Required work — Your job is to retype all of the data word for word, leaving every image out.

Provided material —
____________________

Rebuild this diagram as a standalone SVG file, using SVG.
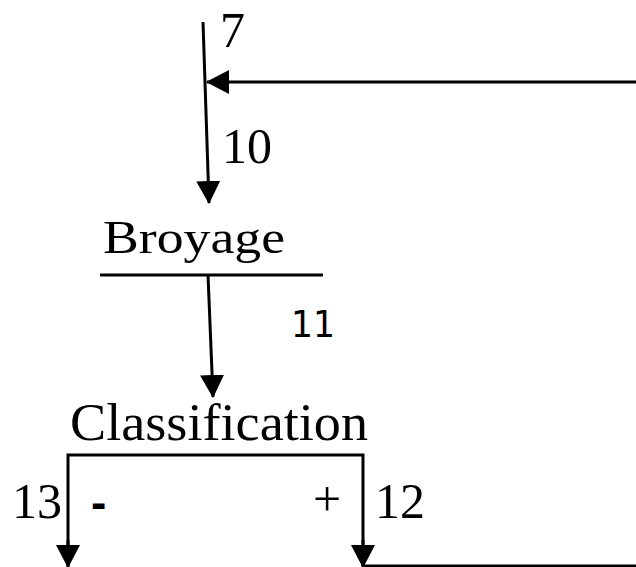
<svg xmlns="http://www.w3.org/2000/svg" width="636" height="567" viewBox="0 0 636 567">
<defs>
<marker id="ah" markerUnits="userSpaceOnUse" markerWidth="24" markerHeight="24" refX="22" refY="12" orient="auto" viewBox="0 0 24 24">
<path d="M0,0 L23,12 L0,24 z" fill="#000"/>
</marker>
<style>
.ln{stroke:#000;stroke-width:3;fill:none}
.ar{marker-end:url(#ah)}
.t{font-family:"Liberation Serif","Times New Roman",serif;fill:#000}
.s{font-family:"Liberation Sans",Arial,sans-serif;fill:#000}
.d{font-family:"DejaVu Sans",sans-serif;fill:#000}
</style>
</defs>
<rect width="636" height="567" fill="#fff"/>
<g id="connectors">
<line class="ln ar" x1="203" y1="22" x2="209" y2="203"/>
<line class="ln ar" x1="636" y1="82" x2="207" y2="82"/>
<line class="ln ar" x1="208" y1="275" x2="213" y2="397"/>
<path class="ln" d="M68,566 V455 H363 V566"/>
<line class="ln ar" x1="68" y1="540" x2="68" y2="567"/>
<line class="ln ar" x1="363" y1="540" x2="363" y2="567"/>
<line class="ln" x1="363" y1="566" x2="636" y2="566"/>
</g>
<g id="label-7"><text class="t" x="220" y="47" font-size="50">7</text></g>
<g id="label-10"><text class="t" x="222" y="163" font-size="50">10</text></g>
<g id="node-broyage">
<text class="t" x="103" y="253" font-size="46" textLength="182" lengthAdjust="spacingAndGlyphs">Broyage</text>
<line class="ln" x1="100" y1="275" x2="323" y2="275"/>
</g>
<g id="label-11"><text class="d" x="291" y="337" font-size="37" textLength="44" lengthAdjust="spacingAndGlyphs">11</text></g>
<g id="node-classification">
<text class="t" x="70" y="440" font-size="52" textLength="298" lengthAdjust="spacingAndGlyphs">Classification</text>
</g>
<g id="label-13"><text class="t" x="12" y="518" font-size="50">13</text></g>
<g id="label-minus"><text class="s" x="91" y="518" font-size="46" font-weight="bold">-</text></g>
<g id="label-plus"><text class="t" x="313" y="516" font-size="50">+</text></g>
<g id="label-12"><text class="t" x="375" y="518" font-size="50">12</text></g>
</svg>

____________________

Response to the exercise —
Rebuild this diagram as a standalone SVG file, using SVG.
<svg xmlns="http://www.w3.org/2000/svg" width="636" height="567" viewBox="0 0 636 567">
<defs>
<marker id="ah" markerUnits="userSpaceOnUse" markerWidth="24" markerHeight="24" refX="22" refY="12" orient="auto" viewBox="0 0 24 24">
<path d="M0,0 L23,12 L0,24 z" fill="#000"/>
</marker>
<style>
.ln{stroke:#000;stroke-width:3;fill:none}
.ar{marker-end:url(#ah)}
.t{font-family:"Liberation Serif","Times New Roman",serif;fill:#000}
.s{font-family:"Liberation Sans",Arial,sans-serif;fill:#000}
.d{font-family:"DejaVu Sans",sans-serif;fill:#000}
</style>
</defs>
<rect width="636" height="567" fill="#fff"/>
<g id="connectors">
<line class="ln ar" x1="203" y1="22" x2="209" y2="203"/>
<line class="ln ar" x1="636" y1="82" x2="207" y2="82"/>
<line class="ln ar" x1="208" y1="275" x2="213" y2="397"/>
<path class="ln" d="M68,566 V455 H363 V566"/>
<line class="ln ar" x1="68" y1="540" x2="68" y2="567"/>
<line class="ln ar" x1="363" y1="540" x2="363" y2="567"/>
<line class="ln" x1="363" y1="566" x2="636" y2="566"/>
</g>
<g id="label-7"><text class="t" x="220" y="47" font-size="50">7</text></g>
<g id="label-10"><text class="t" x="222" y="163" font-size="50">10</text></g>
<g id="node-broyage">
<text class="t" x="103" y="253" font-size="46" textLength="182" lengthAdjust="spacingAndGlyphs">Broyage</text>
<line class="ln" x1="100" y1="275" x2="323" y2="275"/>
</g>
<g id="label-11"><text class="d" x="291" y="337" font-size="37" textLength="44" lengthAdjust="spacingAndGlyphs">11</text></g>
<g id="node-classification">
<text class="t" x="70" y="440" font-size="52" textLength="298" lengthAdjust="spacingAndGlyphs">Classification</text>
</g>
<g id="label-13"><text class="t" x="12" y="518" font-size="50">13</text></g>
<g id="label-minus"><text class="s" x="91" y="518" font-size="46" font-weight="bold">-</text></g>
<g id="label-plus"><text class="t" x="313" y="516" font-size="50">+</text></g>
<g id="label-12"><text class="t" x="375" y="518" font-size="50">12</text></g>
</svg>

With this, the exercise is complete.